#### Directions:
From the first line of the listing below, retype each line up to and including the one with "Chart.register(...registerables);"; pictures stay out.

#### Recorded information:
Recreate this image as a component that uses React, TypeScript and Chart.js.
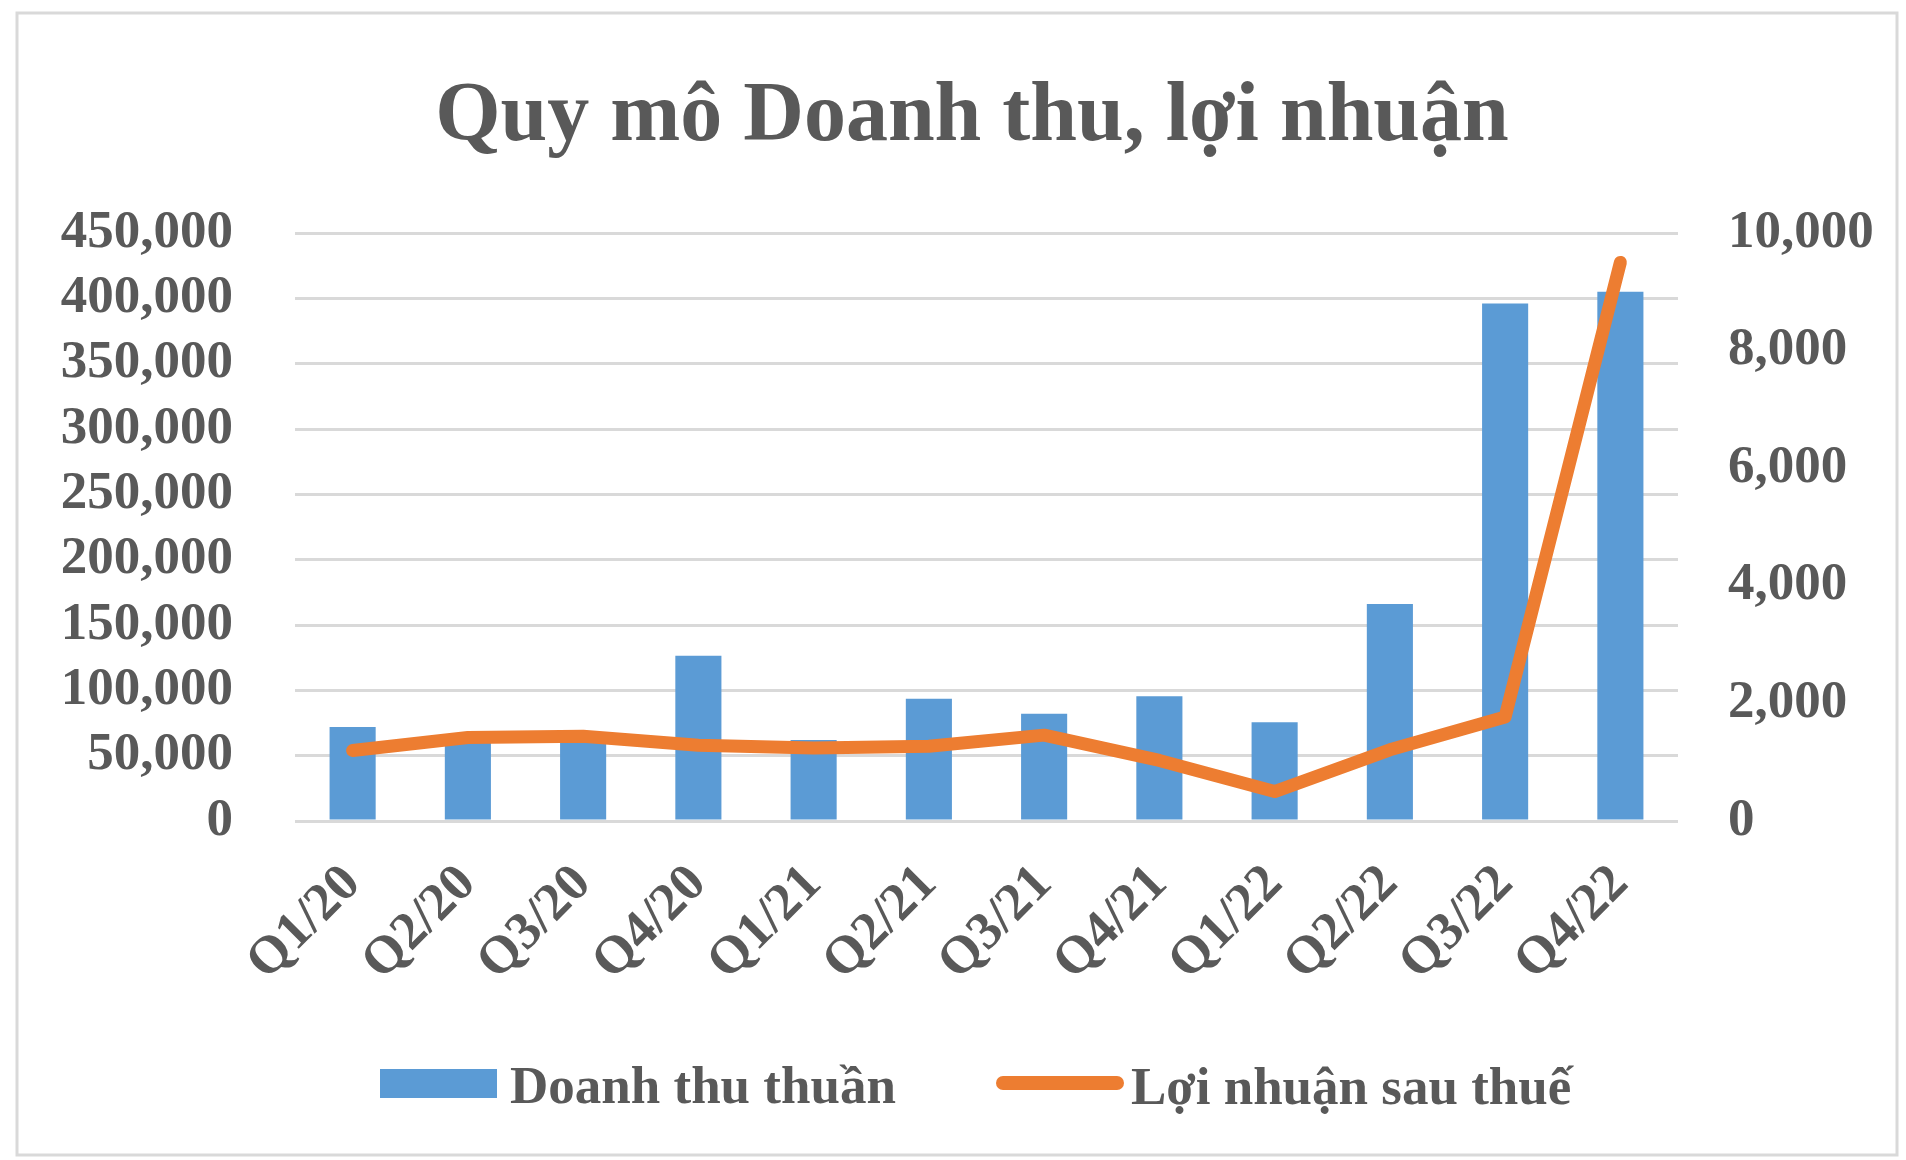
import React, { useEffect, useRef } from 'react';
import { Chart, registerables } from 'chart.js';

Chart.register(...registerables);

const categories = ['Q1/20', 'Q2/20', 'Q3/20', 'Q4/20', 'Q1/21', 'Q2/21', 'Q3/21', 'Q4/21', 'Q1/22', 'Q2/22', 'Q3/22', 'Q4/22'];
const revenue = [72000, 62000, 61000, 126500, 62000, 93500, 82000, 95500, 75500, 166000, 396000, 405000];
const profit = [1200, 1420, 1440, 1290, 1240, 1270, 1460, 1030, 500, 1210, 1770, 9500];
const leftAxis = { min: 0, max: 450000, step: 50000 };
const rightAxis = { min: 0, max: 10000, step: 2000 };
const titleText = 'Quy mô Doanh thu, lợi nhuận';
const seriesNames = ['Doanh thu thuần', 'Lợi nhuận sau thuế'];

const BLUE = '#5B9BD5';
const ORANGE = '#ED7D31';
const TEXT = '#595959';
const GRID = '#d9d9d9';
const FONT = '"Liberation Serif", "Times New Roman", serif';

const decorPlugin = {
  id: 'decor',
  beforeDraw(chart: any) {
    const ctx = chart.ctx;
    ctx.save();
    ctx.strokeStyle = GRID;
    ctx.lineWidth = 3;
    ctx.strokeRect(17, 13, 1880, 1142);
    ctx.restore();
  },
  afterDraw(chart: any) {
    const ctx = chart.ctx;
    ctx.save();
    // title
    ctx.fillStyle = TEXT;
    ctx.font = `bold 84px ${FONT}`;
    ctx.textAlign = 'center';
    ctx.textBaseline = 'alphabetic';
    ctx.fillText(titleText, 972, 140, 1081);
    // legend
    ctx.fillStyle = BLUE;
    ctx.fillRect(380, 1069, 117, 29);
    ctx.fillStyle = TEXT;
    ctx.font = `bold 53px ${FONT}`;
    ctx.textAlign = 'left';
    ctx.fillText(seriesNames[0], 510, 1103, 396);
    ctx.strokeStyle = ORANGE;
    ctx.lineWidth = 14;
    ctx.lineCap = 'round';
    ctx.beginPath();
    ctx.moveTo(1003, 1083);
    ctx.lineTo(1117, 1083);
    ctx.stroke();
    ctx.fillStyle = TEXT;
    ctx.fillText(seriesNames[1], 1131, 1104, 455);
    ctx.restore();
  },
};

export default function App() {
  const ref = useRef<HTMLCanvasElement | null>(null);
  useEffect(() => {
    if (!ref.current) return;
    const tickFont = { family: FONT, size: 53, weight: 'bold' as const };
    const chart = new Chart(ref.current, {
      type: 'bar',
      data: {
        labels: categories,
        datasets: [
          {
            type: 'line',
            label: seriesNames[1],
            data: profit,
            yAxisID: 'y1',
            borderColor: ORANGE,
            backgroundColor: ORANGE,
            borderWidth: 13,
            pointRadius: 0,
            tension: 0,
            borderJoinStyle: 'round',
            borderCapStyle: 'round',
            order: 1,
          } as any,
          {
            type: 'bar',
            label: seriesNames[0],
            data: revenue,
            yAxisID: 'y',
            backgroundColor: BLUE,
            barPercentage: 0.4,
            categoryPercentage: 1,
            order: 2,
          },
        ],
      },
      options: {
        responsive: false,
        maintainAspectRatio: false,
        animation: false,
        layout: { padding: { top: 233, left: 0, right: 0, bottom: 0 } },
        plugins: {
          legend: { display: false },
          title: { display: false },
          tooltip: { enabled: false },
        },
        scales: {
          x: {
            grid: { display: false, drawTicks: false },
            border: { display: false },
            ticks: { font: tickFont, color: TEXT, maxRotation: 45, minRotation: 45, padding: 32, autoSkip: false },
            afterFit: (s: any) => { s.height = 339; },
          },
          y: {
            position: 'left',
            min: leftAxis.min,
            max: leftAxis.max,
            ticks: {
              stepSize: leftAxis.step,
              autoSkip: false,
              padding: 62,
              font: tickFont,
              color: TEXT,
              callback: (v: any) => Number(v).toLocaleString('en-US'),
            },
            grid: { color: GRID, lineWidth: 3, drawTicks: false },
            border: { display: false },
            afterFit: (s: any) => { s.width = 295; },
          },
          y1: {
            position: 'right',
            min: rightAxis.min,
            max: rightAxis.max,
            ticks: {
              stepSize: rightAxis.step,
              autoSkip: false,
              padding: 50,
              font: tickFont,
              color: TEXT,
              callback: (v: any) => Number(v).toLocaleString('en-US'),
            },
            grid: { display: false, drawTicks: false },
            border: { display: false },
            afterFit: (s: any) => { s.width = 228; },
          },
        },
      } as any,
      plugins: [decorPlugin],
    });
    return () => chart.destroy();
  }, []);
  return (
    <div style={{ position: 'fixed', left: 0, top: 0, width: 1906, height: 1160, background: '#fff' }}>
      <canvas ref={ref} width={1906} height={1160} style={{ width: 1906, height: 1160, display: 'block' }} />
    </div>
  );
}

#### Output for this exercise:
Recreate this image as a component that uses React, TypeScript and Chart.js.
import React, { useEffect, useRef } from 'react';
import { Chart, registerables } from 'chart.js';

Chart.register(...registerables);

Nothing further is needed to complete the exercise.